Hi Nicole, this yogurt bowl looks amazing. Nicoletta and my mom are huge persimmons fans and I can only imagine what they are like roasted with maple. I love roasting fruit, the way it caramelizes and gets those crispy bits just intensifies the flavor and with the yogurt and gronola it would be textural heaven with a rich creamy twist! Great way to start the day on a different note! Well done!

Stine Mari
Stine Mari

Finally! I have been looking for the perfect use for persimmons lately, and I think this is it.


I can’t wait to give this a try

Gloria Duggan

I have never worked or even tasted persimmons before. I do see then now and again in the grocery store. This looks delicious…my kind of breakfast and lunch.


True story… I’ve never eaten a persimmon before. This recipe makes me want to try them!
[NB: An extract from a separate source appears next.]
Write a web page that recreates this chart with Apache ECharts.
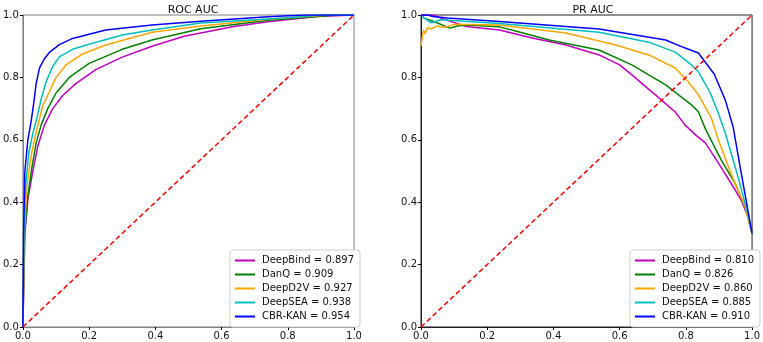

Looks like such a good breakfast.

Catherine Brown

Awesome photos! This looks so DELICIOUS! I’ve never roasted persimmons before. I’m going to have to try this! Hopefully, I can still get my hands on some persimmons. We had a persimmon tree in out backyard when I was growing up in Northern California. My siblings and I would dare each other to taste-test them for ripeness… you’ll never forget the taste of an unripe persimmon! 😉


Holy smokes, this sounds amazing! I’ve never tried or worked with persimmons but this sounds like just the recipe to use to introduce myself to it!


That looks so good, I would love to taste your roasted persimmons, unfortunately we can’t find it in my area of the world, pity!

Dawn @ Girl Heart Food

I do sometimes get stuck in a breakfast rut. I’ll enjoy something and eat it for days and then, out of no where, get tired of it! Funny, huh? I’ve never had persimmons, but they have been on my list to try. This gorgeous bowl certainly looks like its time to do so! Almost, just almost, too pretty to eat 😉


I can completely relate to the hibernation thing. 🙂 I just brought home some persimmons and now I know what to do with some of them. Can’t wait to try this!

Natalie Browne

I’m usually in a smoothie/eggs rut, lol. I never even tried persimmons, as far as I remember, but they look delicious. And I love that you roasted them to bring out the flavour. Such a beautiful looking breakfast.


I’m not a breakfast fan at all, but this is heavenly! I love to roast persimmon but had never thought to do it for a yogurt bowl – such a lovely idea.


Such a delicious and inviting bowl! I’m not a breakfast person but I’m in great temptation to become one 😉 It’s such a great idea to roast persimons 😉 love the photos too!


Hi Nicole,
I was already in love with this recipe, when I saw it on Instagram! What a tempting combiantion! Love it and will try it.

Strength and Sunshine

Well that’s the way to serve up a persimmon! The maple sound great!


This looks amazing, Nicole! Loving those beautiful swirls and I must confess I’ve never roasted persimmons before…even though I’m a big fan of this fruit. :-p
Thanks for sharing this wonderful breakfast recipe, I really needed some inspiration!